The study focused on 22 eastern German cities with populations of more than 50,000 inhabitants, and used prices that were the offered prices for 124,400 properties advertised over the period on Immowelt's own web portal. Immowelt, which has now merged with Immonet, was the second or third most popular property portal in Germany over the period along with Immonet, with both trailing the market leader ImmobilienScout24.

Purchase prices for apartments rose the strongest in Dresden, Potsdam, Rostock and Weimar, at price rises of between 30% and 50% over the period. In 15 of 22 eastern German cities, the prices for apartments have risen at a much faster clip than inflation (up 6.9%).

Not surprisingly the city where prices have risen the most is Berlin, up 88% to an average price of €3,171 per sqm.
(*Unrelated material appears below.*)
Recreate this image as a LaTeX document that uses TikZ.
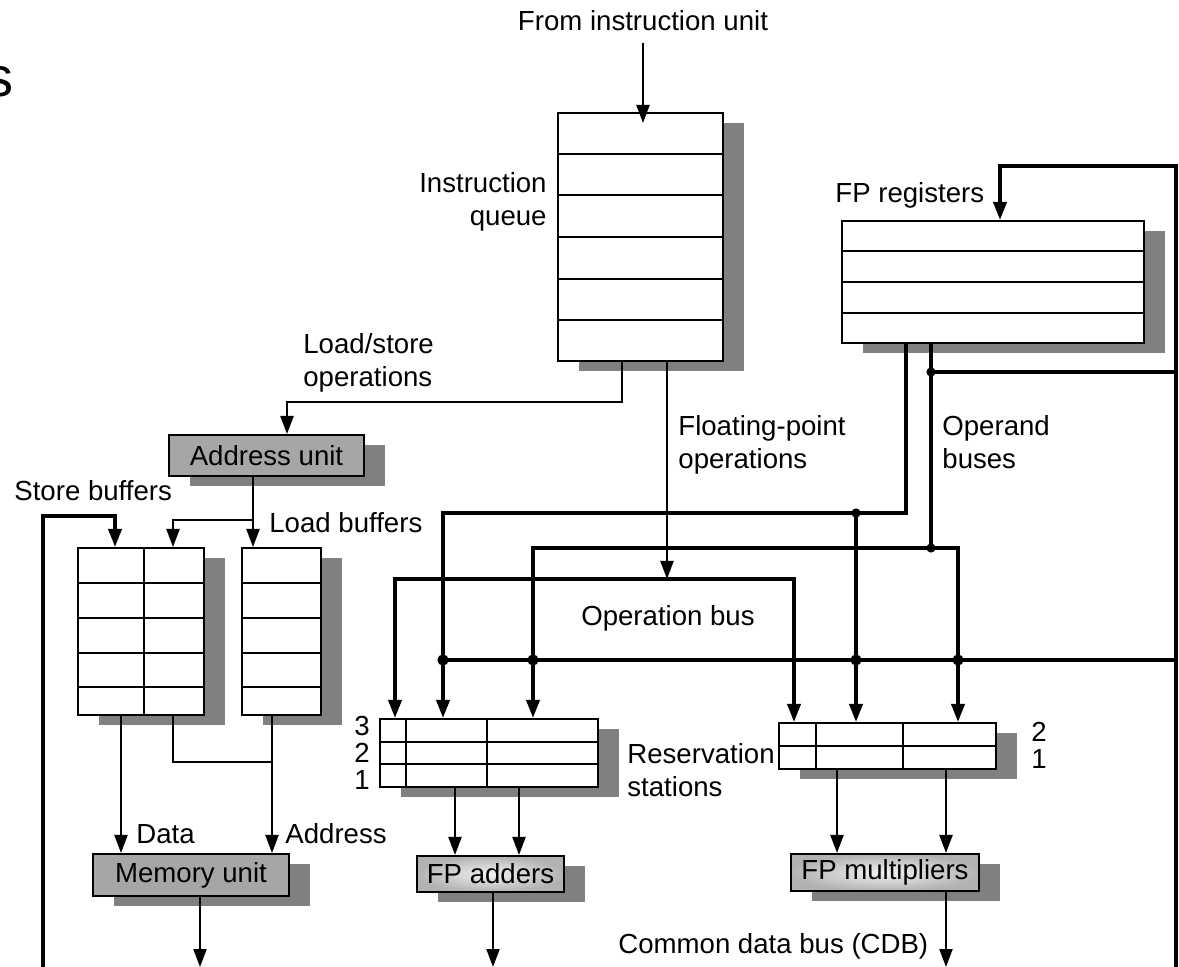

Dresden follows with 49%, where prices now average €1,955 per sqm. Prices in Potsdam are an average of €2,867 per sqm, in Rostock €2,245 per sqm, Leipzig at €1,020 and Stralsund at €1,957 (with both these latter cities seeing price rises of 33% in the period.)

Two regionally important cities about the same distance from Berlin are Neubrandenburg to the north and Cottbus, to the south, which also showed strength. Neubrandenburg now costs €1,413 per sqm on average, up 38%, while Cottbus has risen 36% to €1,458 per sqm. The three Thuringian cities of Erfurt (€1,574 up 29%), Weimar (€1,568, up 30%) and Jena (€2,105 up 15%) have shown more modest growth, as have Halle (€1,053 up 11%) and Magdeburg (€846, up 20%)

Cities with falling prices have been Chemnitz (€700, down 15%), Zwickau (€566, down 16%) and Plauen (€404, down 23%).

Separately, on the residential rental side, Immowelt surveyed 268,000 apartment listings in 23 eastern German cities over the same five-year period. Rents in three-quarters of the region's largest cities increased ahead of the 6.9% inflation rate over the period.

Berlin led the field with advertised rents up by 40% (to €9.10/sqm/month). The strongest growth in advertised rents in eastern Germany (excluding Berlin) was seen in Dresden, at 20% (€7.10/sqm/month) and Leipzig (€5.90/sqm/month). In Erfurt (€6.90/sqm/month) and Weimar (€7.00/sqm/month), advertised rents rose by 19%. Outside the large cities currently enjoying strong economic growth, rents and prices in the remainder of eastern Germany have effectively stagnated since 2010, often at very modest levels.